When I bought the store in 1977,  one of the more memorable Cody’s employees was a young graduate student in Computer Science at Cal named John Gage. He was brilliant, articulate, and had a passion for technology, but also a passion for books. Computers were not the all-consuming artifact of   the culture as they are today. For starters, there were no personal computers. Most computers were still big banks of machinery in air conditioned rooms. Obviously  there was no World Wide Web, not even in the exuberant dreams of the futurists of the time. The previous year John convinced Pat and Fred Cody that they should allow him to create a computer section for the store; also a graduate level mathematics section and a collection of similarly high level titles in physics and quantitative economics. As a result, during the 70s and 80s, Cody’s was the preeminent store in the country in these areas. Probably the bestselling book in the entire store for, hmmm, maybe ten years was The C Programming Language by John Kernighan. We must have sold 5000 copies of that book . Most of the computer books were  written for a high level technical audience. The personal computer was barely on anyone’s radar. The Apple 2, which was the real beginning of the personal computer revolution, was introduced in 1977, the same year that I took over the store. The graduate students hovering around the computer section condescendingly referred to the people with Apple 2s as “hobbyists”.
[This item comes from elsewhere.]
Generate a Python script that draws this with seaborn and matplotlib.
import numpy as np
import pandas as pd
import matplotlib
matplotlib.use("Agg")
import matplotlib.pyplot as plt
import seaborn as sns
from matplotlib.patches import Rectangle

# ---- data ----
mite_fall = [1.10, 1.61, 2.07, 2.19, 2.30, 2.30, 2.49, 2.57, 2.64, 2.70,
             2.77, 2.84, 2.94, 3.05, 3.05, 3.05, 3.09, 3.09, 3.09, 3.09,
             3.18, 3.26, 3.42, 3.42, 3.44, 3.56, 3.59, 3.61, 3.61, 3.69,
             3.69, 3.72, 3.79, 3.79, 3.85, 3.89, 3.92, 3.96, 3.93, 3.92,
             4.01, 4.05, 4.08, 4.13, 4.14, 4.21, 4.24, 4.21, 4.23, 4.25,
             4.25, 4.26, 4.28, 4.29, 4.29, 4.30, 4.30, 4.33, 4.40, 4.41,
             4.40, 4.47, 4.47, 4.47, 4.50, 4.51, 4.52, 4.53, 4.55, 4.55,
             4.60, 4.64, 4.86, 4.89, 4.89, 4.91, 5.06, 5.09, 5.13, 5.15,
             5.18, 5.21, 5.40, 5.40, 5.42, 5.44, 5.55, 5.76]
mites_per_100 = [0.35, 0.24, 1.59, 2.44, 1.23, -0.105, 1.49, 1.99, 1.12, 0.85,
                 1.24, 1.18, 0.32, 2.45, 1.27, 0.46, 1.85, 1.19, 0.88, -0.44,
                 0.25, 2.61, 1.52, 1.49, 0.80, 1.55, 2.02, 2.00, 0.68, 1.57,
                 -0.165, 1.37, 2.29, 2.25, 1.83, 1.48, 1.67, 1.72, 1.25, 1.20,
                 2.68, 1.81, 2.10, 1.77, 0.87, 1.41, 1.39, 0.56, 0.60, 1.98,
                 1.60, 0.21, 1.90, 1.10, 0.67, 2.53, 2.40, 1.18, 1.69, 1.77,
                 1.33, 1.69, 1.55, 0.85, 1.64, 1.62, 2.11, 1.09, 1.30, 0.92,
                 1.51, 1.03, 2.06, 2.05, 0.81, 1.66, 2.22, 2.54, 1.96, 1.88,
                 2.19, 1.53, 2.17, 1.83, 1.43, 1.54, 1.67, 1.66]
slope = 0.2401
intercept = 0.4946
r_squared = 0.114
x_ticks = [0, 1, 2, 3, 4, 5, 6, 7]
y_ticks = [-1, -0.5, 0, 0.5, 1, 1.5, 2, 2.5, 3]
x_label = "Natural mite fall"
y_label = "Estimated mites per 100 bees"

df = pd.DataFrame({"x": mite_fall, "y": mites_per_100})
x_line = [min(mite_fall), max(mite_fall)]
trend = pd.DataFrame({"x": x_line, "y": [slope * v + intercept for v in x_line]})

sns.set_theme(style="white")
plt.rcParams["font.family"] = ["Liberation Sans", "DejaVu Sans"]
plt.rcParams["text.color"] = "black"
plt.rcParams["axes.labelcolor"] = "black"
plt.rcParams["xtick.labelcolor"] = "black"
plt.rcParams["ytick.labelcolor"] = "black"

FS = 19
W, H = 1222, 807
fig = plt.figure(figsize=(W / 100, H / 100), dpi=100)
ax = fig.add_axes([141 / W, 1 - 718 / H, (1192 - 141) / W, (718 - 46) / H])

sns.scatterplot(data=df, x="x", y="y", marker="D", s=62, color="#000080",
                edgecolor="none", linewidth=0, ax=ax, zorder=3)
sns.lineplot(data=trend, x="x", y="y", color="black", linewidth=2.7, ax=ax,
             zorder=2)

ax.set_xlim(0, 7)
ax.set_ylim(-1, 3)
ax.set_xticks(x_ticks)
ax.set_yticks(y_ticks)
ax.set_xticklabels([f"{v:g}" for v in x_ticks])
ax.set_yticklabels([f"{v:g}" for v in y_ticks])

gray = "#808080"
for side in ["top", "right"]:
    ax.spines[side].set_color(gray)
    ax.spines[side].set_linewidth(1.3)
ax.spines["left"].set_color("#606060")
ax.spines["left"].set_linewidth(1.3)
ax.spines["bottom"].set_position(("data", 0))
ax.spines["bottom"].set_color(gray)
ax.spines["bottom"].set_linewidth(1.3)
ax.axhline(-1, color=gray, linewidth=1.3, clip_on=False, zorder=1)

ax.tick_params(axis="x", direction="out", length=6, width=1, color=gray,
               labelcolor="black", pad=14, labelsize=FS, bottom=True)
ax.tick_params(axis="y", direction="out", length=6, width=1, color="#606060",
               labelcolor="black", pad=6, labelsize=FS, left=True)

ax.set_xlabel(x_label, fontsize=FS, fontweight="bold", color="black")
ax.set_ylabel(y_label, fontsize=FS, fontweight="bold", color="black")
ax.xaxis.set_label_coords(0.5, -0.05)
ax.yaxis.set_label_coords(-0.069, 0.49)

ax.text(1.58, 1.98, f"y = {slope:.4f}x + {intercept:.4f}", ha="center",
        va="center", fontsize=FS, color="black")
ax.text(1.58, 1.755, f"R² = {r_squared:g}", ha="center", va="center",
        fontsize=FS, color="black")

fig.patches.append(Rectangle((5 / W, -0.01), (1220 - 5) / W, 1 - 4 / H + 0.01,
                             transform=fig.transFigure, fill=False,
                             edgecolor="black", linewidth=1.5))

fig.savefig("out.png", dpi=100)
John had a novel idea for the store  that he thought was pretty nifty. —   He liked to use the word, “nifty”.  He figured out a way to control inventory and place orders using a   computer. It was an improvisation, not very sophisticated. But almost all computerized inventory systems today  are highly embellished variations of John’s concept.
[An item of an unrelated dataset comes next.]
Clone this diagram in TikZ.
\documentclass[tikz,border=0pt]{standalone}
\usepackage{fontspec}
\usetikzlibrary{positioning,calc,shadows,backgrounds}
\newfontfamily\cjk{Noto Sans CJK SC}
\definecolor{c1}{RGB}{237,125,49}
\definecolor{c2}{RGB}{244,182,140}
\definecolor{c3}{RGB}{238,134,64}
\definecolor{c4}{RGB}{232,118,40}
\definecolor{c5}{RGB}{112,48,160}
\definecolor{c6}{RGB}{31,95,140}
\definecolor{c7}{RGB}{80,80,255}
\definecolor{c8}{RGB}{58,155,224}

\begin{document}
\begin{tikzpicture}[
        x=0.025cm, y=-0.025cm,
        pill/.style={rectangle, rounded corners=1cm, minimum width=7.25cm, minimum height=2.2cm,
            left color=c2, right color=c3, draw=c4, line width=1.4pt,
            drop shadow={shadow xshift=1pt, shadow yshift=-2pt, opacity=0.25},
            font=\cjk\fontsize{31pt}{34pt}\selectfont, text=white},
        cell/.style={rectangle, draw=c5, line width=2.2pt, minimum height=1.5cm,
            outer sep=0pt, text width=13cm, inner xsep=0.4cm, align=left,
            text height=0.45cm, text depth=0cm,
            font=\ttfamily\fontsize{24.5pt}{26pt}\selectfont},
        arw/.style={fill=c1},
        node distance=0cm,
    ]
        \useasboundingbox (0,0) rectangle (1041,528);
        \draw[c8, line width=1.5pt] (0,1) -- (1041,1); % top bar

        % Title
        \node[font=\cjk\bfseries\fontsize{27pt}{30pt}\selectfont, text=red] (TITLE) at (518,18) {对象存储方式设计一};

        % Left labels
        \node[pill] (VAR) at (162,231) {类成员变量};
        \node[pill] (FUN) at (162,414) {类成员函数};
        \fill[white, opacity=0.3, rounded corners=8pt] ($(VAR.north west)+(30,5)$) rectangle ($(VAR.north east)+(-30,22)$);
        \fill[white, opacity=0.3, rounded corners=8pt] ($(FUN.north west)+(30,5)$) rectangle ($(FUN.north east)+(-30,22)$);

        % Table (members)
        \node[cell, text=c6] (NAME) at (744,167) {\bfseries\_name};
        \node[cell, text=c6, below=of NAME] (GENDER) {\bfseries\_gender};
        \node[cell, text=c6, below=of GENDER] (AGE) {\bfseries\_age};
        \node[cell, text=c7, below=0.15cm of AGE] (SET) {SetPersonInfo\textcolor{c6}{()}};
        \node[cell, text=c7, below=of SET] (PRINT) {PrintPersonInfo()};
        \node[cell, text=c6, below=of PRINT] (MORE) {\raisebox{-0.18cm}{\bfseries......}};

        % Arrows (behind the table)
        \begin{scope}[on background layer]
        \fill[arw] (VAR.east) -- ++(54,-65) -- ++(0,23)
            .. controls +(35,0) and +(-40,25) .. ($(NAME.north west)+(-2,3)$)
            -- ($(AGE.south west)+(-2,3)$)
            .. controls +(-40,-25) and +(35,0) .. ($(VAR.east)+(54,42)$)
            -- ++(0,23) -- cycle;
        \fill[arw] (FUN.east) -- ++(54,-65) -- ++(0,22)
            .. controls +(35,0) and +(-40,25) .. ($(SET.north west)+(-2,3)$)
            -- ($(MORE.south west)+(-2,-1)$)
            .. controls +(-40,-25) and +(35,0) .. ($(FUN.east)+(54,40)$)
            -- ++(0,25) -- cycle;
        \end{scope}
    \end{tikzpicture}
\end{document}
John realized that  our clunky card-in-the-book inventory system was easily adoptable to  the  rather primitive (and expensive) computer technology of the time. He developed a scheme  to replace the inventory cards with IBM punch cards. Remember those?  He would collect them every week and take them to the computer center at UC. There, late at night when no one was around to stop him, he would run the punch cards through the giant card sorters and punchers and would generate orders to be printed and new cards corresponding to those orders that would be stuffed in the books when they were received..  We were one of the first bookstores, if not the first, with a computerized inventory control system, thanks to John.  All of a sudden we were able to place orders every week instead of every 3 months. And we had alphabetical lists of every book in the store and in what section they were shelved.  The computer revolution had begun!

What happened to John Gage? One day he was standing in the mathematics section of the store, no doubt browsing an advanced Springer-Verlag book with a yellow cover on a subject like  stochastic processes or applied regression analysis. He got into a conversation with a Computer Science professor from UC, Bill Joy. They went across the street to Café Med and started making drawings on napkins. Ultimately this led to an idea, which developed into a concept, that emerged into a design,  that became a plan for a new type of computer and a company to manufacture and market it.  John and five other people took this plan and went off to Silicon Valley to create a modest sized technology startup called Sun Microsystems. Ultimately John became the head of science at Sun and a major figure in the history of Silicon Valley.  It all began at Cody’s.